Exercise requirements ::
The material below should be written out in full and exactly; pictures stay out of the copy.
** Begin Source material **
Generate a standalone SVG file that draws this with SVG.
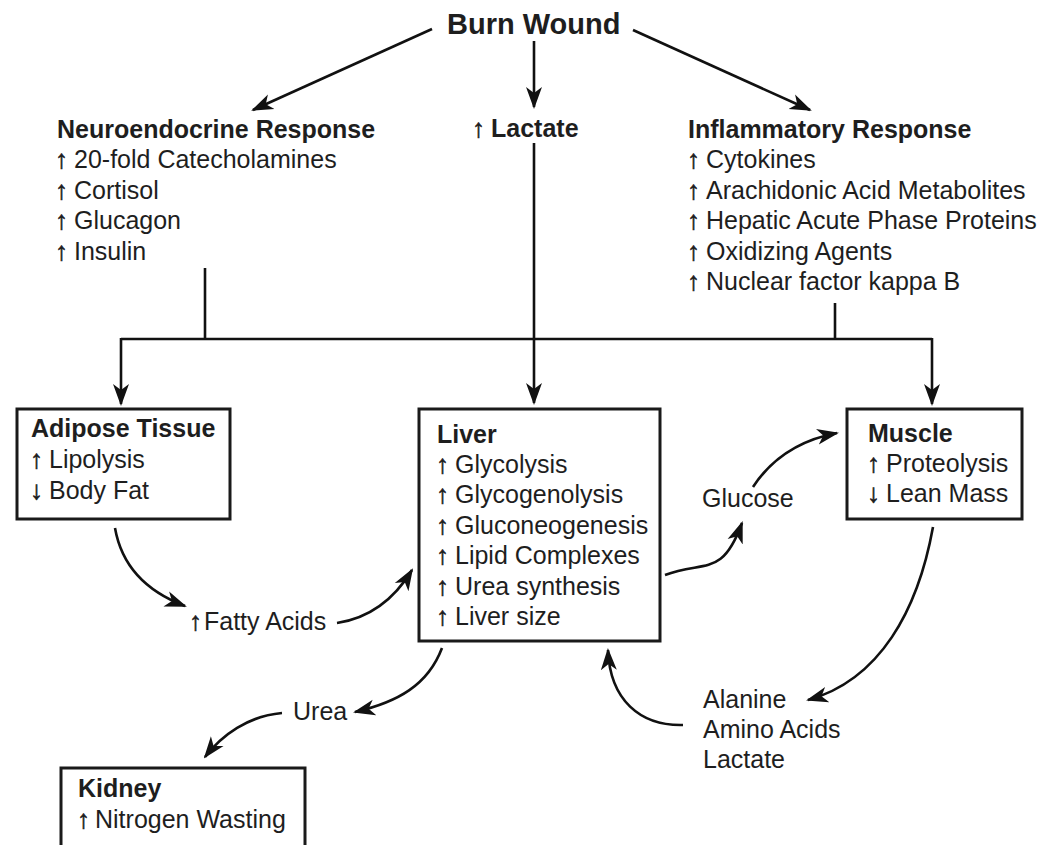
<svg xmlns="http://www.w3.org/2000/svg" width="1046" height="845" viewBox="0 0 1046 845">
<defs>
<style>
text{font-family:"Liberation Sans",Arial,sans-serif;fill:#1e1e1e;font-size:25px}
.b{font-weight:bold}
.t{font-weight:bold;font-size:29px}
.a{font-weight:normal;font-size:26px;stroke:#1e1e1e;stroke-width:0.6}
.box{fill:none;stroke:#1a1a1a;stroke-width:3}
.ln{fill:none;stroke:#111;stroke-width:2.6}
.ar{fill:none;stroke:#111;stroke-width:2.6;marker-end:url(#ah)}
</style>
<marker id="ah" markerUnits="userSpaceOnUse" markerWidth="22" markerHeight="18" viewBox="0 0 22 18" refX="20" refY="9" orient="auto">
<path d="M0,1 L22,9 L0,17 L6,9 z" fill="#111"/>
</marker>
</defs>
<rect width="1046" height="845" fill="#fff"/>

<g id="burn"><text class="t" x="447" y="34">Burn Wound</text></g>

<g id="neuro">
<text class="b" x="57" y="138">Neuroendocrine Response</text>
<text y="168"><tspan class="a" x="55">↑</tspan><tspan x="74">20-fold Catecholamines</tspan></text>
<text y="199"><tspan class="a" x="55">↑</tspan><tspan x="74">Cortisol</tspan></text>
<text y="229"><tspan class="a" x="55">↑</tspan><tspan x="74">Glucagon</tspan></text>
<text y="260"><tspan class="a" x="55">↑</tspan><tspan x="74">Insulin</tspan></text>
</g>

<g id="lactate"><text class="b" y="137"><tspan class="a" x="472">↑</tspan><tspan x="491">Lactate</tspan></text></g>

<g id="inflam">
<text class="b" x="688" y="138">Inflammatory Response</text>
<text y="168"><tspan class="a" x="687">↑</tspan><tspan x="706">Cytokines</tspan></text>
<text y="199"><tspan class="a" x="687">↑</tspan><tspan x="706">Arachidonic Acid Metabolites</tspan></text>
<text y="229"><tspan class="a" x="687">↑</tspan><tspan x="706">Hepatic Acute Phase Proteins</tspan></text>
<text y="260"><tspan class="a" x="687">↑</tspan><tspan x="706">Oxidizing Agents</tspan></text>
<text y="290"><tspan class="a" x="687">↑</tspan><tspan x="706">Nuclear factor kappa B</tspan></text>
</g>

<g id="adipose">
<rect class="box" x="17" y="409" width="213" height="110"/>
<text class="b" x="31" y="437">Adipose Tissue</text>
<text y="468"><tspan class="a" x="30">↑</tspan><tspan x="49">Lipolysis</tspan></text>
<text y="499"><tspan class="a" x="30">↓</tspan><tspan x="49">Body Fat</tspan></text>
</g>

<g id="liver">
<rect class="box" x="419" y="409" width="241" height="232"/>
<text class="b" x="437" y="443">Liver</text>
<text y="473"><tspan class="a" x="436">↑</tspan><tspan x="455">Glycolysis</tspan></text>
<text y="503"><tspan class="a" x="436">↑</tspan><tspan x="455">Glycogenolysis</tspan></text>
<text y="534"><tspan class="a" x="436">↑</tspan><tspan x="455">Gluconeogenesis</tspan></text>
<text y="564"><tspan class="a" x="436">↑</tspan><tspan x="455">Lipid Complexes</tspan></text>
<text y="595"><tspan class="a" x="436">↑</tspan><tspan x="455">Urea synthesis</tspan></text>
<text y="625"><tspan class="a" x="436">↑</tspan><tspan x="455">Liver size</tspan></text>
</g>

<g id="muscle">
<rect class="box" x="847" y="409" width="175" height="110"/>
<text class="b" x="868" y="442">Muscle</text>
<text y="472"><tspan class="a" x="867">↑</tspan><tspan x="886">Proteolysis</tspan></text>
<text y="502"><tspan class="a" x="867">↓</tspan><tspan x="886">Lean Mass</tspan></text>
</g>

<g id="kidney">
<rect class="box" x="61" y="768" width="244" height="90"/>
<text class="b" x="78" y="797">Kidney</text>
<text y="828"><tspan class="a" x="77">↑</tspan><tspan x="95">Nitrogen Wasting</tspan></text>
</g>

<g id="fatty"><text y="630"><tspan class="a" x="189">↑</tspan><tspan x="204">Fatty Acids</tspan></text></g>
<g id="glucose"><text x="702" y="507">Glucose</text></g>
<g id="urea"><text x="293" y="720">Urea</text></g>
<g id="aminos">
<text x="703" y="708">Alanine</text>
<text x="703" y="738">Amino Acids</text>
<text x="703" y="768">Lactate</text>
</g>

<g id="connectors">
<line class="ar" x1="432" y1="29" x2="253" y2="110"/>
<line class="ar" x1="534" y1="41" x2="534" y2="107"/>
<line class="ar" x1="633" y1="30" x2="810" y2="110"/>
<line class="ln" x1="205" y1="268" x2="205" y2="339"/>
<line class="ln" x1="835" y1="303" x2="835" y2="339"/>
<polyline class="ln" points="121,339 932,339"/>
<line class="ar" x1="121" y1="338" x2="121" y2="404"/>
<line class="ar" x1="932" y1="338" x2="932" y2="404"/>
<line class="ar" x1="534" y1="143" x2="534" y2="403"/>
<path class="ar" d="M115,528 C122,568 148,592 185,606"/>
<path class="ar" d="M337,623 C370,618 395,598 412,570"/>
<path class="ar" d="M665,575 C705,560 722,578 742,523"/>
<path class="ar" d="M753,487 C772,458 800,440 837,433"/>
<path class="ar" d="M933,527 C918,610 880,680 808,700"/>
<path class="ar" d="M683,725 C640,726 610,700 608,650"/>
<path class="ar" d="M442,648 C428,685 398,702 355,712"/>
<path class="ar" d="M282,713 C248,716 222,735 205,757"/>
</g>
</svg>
** End Source material **
Response to the exercise ::
Generate a standalone SVG file that draws this with SVG.
<svg xmlns="http://www.w3.org/2000/svg" width="1046" height="845" viewBox="0 0 1046 845">
<defs>
<style>
text{font-family:"Liberation Sans",Arial,sans-serif;fill:#1e1e1e;font-size:25px}
.b{font-weight:bold}
.t{font-weight:bold;font-size:29px}
.a{font-weight:normal;font-size:26px;stroke:#1e1e1e;stroke-width:0.6}
.box{fill:none;stroke:#1a1a1a;stroke-width:3}
.ln{fill:none;stroke:#111;stroke-width:2.6}
.ar{fill:none;stroke:#111;stroke-width:2.6;marker-end:url(#ah)}
</style>
<marker id="ah" markerUnits="userSpaceOnUse" markerWidth="22" markerHeight="18" viewBox="0 0 22 18" refX="20" refY="9" orient="auto">
<path d="M0,1 L22,9 L0,17 L6,9 z" fill="#111"/>
</marker>
</defs>
<rect width="1046" height="845" fill="#fff"/>

<g id="burn"><text class="t" x="447" y="34">Burn Wound</text></g>

<g id="neuro">
<text class="b" x="57" y="138">Neuroendocrine Response</text>
<text y="168"><tspan class="a" x="55">↑</tspan><tspan x="74">20-fold Catecholamines</tspan></text>
<text y="199"><tspan class="a" x="55">↑</tspan><tspan x="74">Cortisol</tspan></text>
<text y="229"><tspan class="a" x="55">↑</tspan><tspan x="74">Glucagon</tspan></text>
<text y="260"><tspan class="a" x="55">↑</tspan><tspan x="74">Insulin</tspan></text>
</g>

<g id="lactate"><text class="b" y="137"><tspan class="a" x="472">↑</tspan><tspan x="491">Lactate</tspan></text></g>

<g id="inflam">
<text class="b" x="688" y="138">Inflammatory Response</text>
<text y="168"><tspan class="a" x="687">↑</tspan><tspan x="706">Cytokines</tspan></text>
<text y="199"><tspan class="a" x="687">↑</tspan><tspan x="706">Arachidonic Acid Metabolites</tspan></text>
<text y="229"><tspan class="a" x="687">↑</tspan><tspan x="706">Hepatic Acute Phase Proteins</tspan></text>
<text y="260"><tspan class="a" x="687">↑</tspan><tspan x="706">Oxidizing Agents</tspan></text>
<text y="290"><tspan class="a" x="687">↑</tspan><tspan x="706">Nuclear factor kappa B</tspan></text>
</g>

<g id="adipose">
<rect class="box" x="17" y="409" width="213" height="110"/>
<text class="b" x="31" y="437">Adipose Tissue</text>
<text y="468"><tspan class="a" x="30">↑</tspan><tspan x="49">Lipolysis</tspan></text>
<text y="499"><tspan class="a" x="30">↓</tspan><tspan x="49">Body Fat</tspan></text>
</g>

<g id="liver">
<rect class="box" x="419" y="409" width="241" height="232"/>
<text class="b" x="437" y="443">Liver</text>
<text y="473"><tspan class="a" x="436">↑</tspan><tspan x="455">Glycolysis</tspan></text>
<text y="503"><tspan class="a" x="436">↑</tspan><tspan x="455">Glycogenolysis</tspan></text>
<text y="534"><tspan class="a" x="436">↑</tspan><tspan x="455">Gluconeogenesis</tspan></text>
<text y="564"><tspan class="a" x="436">↑</tspan><tspan x="455">Lipid Complexes</tspan></text>
<text y="595"><tspan class="a" x="436">↑</tspan><tspan x="455">Urea synthesis</tspan></text>
<text y="625"><tspan class="a" x="436">↑</tspan><tspan x="455">Liver size</tspan></text>
</g>

<g id="muscle">
<rect class="box" x="847" y="409" width="175" height="110"/>
<text class="b" x="868" y="442">Muscle</text>
<text y="472"><tspan class="a" x="867">↑</tspan><tspan x="886">Proteolysis</tspan></text>
<text y="502"><tspan class="a" x="867">↓</tspan><tspan x="886">Lean Mass</tspan></text>
</g>

<g id="kidney">
<rect class="box" x="61" y="768" width="244" height="90"/>
<text class="b" x="78" y="797">Kidney</text>
<text y="828"><tspan class="a" x="77">↑</tspan><tspan x="95">Nitrogen Wasting</tspan></text>
</g>

<g id="fatty"><text y="630"><tspan class="a" x="189">↑</tspan><tspan x="204">Fatty Acids</tspan></text></g>
<g id="glucose"><text x="702" y="507">Glucose</text></g>
<g id="urea"><text x="293" y="720">Urea</text></g>
<g id="aminos">
<text x="703" y="708">Alanine</text>
<text x="703" y="738">Amino Acids</text>
<text x="703" y="768">Lactate</text>
</g>

<g id="connectors">
<line class="ar" x1="432" y1="29" x2="253" y2="110"/>
<line class="ar" x1="534" y1="41" x2="534" y2="107"/>
<line class="ar" x1="633" y1="30" x2="810" y2="110"/>
<line class="ln" x1="205" y1="268" x2="205" y2="339"/>
<line class="ln" x1="835" y1="303" x2="835" y2="339"/>
<polyline class="ln" points="121,339 932,339"/>
<line class="ar" x1="121" y1="338" x2="121" y2="404"/>
<line class="ar" x1="932" y1="338" x2="932" y2="404"/>
<line class="ar" x1="534" y1="143" x2="534" y2="403"/>
<path class="ar" d="M115,528 C122,568 148,592 185,606"/>
<path class="ar" d="M337,623 C370,618 395,598 412,570"/>
<path class="ar" d="M665,575 C705,560 722,578 742,523"/>
<path class="ar" d="M753,487 C772,458 800,440 837,433"/>
<path class="ar" d="M933,527 C918,610 880,680 808,700"/>
<path class="ar" d="M683,725 C640,726 610,700 608,650"/>
<path class="ar" d="M442,648 C428,685 398,702 355,712"/>
<path class="ar" d="M282,713 C248,716 222,735 205,757"/>
</g>
</svg>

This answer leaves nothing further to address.